**YOUR TASK:**
Extract from the listing each line in which the word "this" appears.

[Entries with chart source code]
------------------------

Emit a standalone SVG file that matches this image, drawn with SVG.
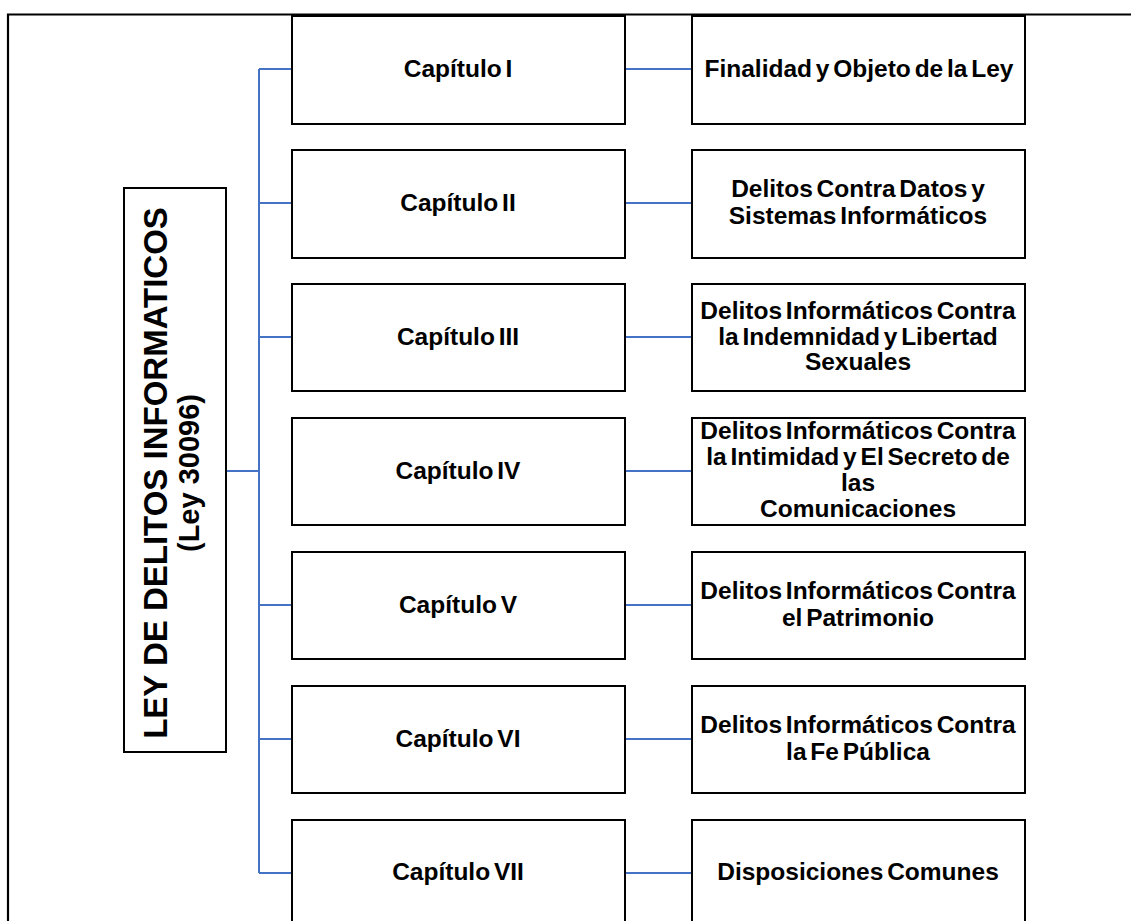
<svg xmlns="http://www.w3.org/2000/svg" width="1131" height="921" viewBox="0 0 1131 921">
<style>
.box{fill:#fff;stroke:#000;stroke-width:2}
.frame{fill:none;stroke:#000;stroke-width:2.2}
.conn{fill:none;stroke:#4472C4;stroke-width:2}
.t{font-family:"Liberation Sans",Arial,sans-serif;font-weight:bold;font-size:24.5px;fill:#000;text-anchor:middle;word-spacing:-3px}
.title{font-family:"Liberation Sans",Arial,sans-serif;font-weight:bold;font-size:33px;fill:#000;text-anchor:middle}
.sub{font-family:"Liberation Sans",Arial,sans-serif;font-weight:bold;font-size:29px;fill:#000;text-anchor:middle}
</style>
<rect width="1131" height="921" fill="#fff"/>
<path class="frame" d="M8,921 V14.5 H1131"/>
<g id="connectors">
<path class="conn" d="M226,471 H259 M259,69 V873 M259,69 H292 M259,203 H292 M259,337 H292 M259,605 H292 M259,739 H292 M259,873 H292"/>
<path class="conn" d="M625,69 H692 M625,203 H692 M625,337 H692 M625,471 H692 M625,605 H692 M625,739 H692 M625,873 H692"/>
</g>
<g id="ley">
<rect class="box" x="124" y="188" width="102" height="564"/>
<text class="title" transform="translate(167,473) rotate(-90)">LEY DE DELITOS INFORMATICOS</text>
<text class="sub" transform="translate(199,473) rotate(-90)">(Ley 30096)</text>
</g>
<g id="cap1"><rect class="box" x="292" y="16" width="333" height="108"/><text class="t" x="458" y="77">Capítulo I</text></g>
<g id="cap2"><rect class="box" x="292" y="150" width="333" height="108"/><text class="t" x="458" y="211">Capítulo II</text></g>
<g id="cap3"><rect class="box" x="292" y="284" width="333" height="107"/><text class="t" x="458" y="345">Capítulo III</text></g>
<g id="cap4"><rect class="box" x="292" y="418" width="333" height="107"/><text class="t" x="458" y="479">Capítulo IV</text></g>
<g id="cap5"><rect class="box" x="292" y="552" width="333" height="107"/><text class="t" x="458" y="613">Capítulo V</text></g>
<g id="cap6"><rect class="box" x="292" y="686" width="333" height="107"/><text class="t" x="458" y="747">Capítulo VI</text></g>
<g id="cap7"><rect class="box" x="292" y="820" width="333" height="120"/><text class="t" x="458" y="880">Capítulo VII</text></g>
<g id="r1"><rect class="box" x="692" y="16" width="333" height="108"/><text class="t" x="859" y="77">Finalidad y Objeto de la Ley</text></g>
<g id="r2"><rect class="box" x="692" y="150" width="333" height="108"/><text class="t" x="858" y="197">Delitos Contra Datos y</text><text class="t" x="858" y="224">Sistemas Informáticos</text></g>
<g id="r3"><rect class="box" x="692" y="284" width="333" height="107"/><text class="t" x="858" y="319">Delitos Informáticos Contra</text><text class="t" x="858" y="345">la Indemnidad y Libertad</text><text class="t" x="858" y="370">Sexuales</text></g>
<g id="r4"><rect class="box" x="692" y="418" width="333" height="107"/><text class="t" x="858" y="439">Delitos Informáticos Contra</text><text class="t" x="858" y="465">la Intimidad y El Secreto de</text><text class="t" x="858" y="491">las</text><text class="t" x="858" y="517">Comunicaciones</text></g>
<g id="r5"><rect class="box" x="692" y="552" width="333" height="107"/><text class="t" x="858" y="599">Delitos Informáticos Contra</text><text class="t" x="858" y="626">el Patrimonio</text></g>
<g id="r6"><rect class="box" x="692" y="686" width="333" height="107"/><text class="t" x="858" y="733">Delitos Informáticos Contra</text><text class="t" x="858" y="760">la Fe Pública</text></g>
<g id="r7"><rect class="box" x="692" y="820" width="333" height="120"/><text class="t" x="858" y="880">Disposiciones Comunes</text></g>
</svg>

------------------------

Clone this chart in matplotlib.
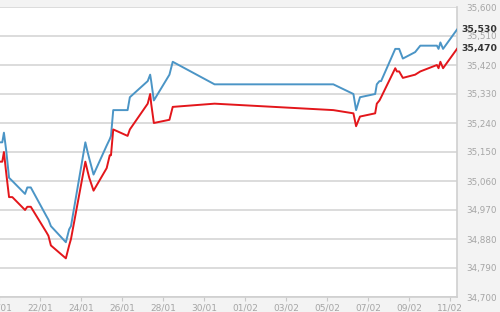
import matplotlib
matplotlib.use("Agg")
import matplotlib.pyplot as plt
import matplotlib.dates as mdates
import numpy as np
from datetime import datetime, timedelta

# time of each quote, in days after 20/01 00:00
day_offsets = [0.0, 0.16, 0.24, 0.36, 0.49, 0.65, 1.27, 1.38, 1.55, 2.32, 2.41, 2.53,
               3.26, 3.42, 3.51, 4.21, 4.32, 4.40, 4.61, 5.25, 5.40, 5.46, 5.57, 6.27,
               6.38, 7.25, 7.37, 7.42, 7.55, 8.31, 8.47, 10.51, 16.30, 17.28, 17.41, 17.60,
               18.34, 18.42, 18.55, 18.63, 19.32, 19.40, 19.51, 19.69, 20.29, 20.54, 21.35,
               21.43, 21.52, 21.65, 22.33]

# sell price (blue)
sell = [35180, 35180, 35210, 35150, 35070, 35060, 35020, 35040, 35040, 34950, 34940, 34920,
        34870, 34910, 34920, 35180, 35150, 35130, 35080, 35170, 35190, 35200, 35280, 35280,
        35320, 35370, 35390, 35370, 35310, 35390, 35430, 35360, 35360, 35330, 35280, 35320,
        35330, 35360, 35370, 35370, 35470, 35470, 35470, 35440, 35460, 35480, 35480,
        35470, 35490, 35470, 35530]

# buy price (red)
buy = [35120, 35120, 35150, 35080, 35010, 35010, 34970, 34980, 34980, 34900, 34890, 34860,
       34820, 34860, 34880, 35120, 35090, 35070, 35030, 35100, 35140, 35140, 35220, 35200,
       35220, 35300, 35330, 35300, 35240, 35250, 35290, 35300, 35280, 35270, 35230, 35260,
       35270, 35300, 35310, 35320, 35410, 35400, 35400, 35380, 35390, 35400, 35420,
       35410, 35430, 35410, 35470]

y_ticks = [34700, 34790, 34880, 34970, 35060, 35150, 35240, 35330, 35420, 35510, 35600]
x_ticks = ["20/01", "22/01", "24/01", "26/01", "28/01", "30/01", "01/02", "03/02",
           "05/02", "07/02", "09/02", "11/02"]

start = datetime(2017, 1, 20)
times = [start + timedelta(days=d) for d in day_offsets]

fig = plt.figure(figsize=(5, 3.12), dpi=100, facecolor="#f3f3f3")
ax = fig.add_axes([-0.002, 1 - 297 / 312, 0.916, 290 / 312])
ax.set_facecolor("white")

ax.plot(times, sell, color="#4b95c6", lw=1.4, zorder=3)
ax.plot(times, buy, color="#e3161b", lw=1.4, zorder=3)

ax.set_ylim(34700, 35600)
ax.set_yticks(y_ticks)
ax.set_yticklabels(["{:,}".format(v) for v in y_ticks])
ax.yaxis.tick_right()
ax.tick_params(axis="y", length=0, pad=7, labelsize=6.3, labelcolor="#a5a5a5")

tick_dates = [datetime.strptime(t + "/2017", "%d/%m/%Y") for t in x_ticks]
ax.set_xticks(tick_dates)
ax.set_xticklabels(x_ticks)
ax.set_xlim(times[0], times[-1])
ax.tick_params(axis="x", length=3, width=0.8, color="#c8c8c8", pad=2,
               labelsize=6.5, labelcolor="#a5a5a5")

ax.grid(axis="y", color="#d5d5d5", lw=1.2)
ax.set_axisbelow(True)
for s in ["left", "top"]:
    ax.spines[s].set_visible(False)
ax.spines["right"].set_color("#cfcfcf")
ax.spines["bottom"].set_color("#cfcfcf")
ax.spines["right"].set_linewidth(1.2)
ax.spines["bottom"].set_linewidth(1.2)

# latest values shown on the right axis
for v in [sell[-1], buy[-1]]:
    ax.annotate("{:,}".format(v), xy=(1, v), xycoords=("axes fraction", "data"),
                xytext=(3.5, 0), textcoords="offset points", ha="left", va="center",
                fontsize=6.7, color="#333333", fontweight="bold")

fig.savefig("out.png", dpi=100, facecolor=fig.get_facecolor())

------------------------

**RESULT OF THE TASK:**
Emit a standalone SVG file that matches this image, drawn with SVG.
Clone this chart in matplotlib.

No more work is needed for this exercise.